Foro Penal registraba 1.674 presos políticos en Venezuela al 22 de agosto. Un mes antes eran 305. No se puede calificar de otra manera a quien apresan, secuestran y acusan sin ningún trámite distinto a haber participado en un proceso electoral convocado por el gobierno y disputado bajo sus condiciones, todas ventajistas, risibles y crueles, enfermizas y absurdas. Desde el 28 de julio se ha desplegado la más intensa y feroz represión. Peor que en 2014, peor que en 2017. Nunca como ahora han sabido, por la fuerza de los votos, que el país y su gente los rechaza de punta a punta.

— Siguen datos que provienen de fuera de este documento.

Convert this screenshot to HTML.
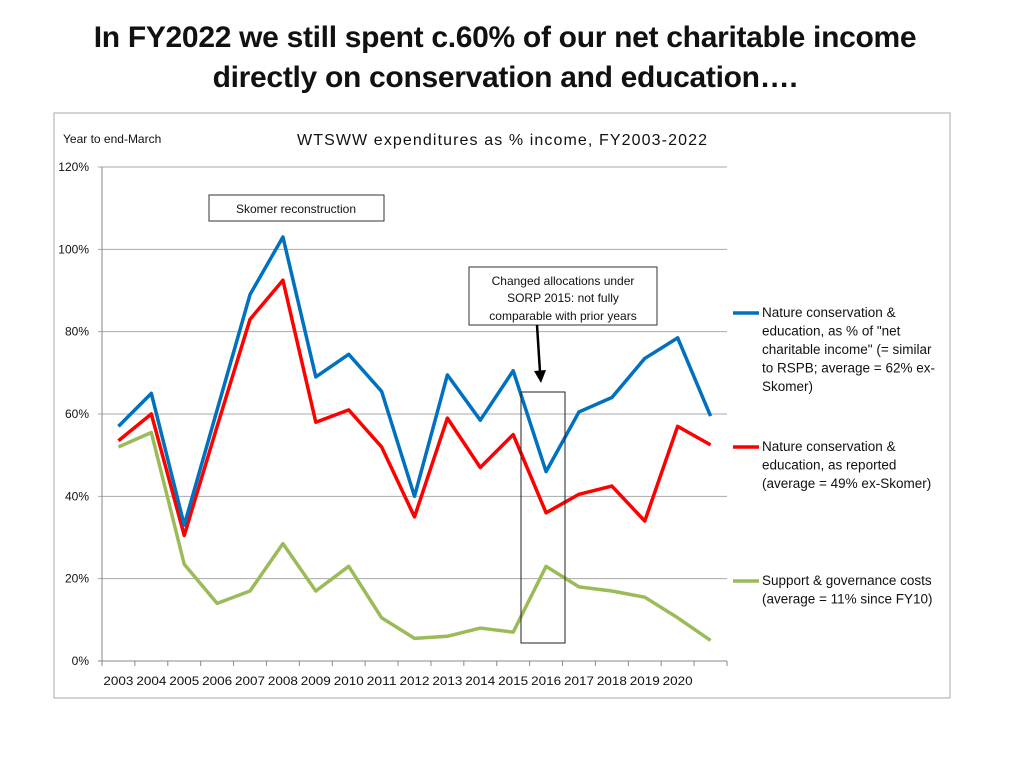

El informe especial del Programa Venezolano de Educación Acción en Derechos Humanos -Provea se titula: “Gobierno de Maduro rompe cifras históricas de represión en Venezuela”. Provea tiene testimonios directos de testigos amenazados la propia noche del 28 de julio y registros de ataques directos contra centros electorales: en el emblemático Liceo Andrés Bello fue rodeado por 600 hombres de la caballería motorizada estimulada y financiada por el gobierno para impedir el conteo de los votos.
Los testigos son los héroes -anónimos ahora, a la fuerza- de esa jornada épica del 28J, que con sus actas en mano, con la victoria entre sus dedos, sentenciaron la derrota y la muerte política de un régimen oscuro, tenebroso y desquiciado. Testigos como esa mujer sin nombre de un barrio caraqueño, como la pareja de otro barrio del oeste cuya casa fue marcada con una X -esa práctica aborrecible con tufo fascista, que tanto endilgan a otros pero de la que son cabal expresión- pero aún así no se movieron de su vivienda, o la mujer que regreso de Perú hace un año con la idea de volver pero se quedó conquistada por la alegría que respiraba en su país como nunca antes. “De un día a otro, pasamos de la alegría al llanto, pero no tengo pensado irme”.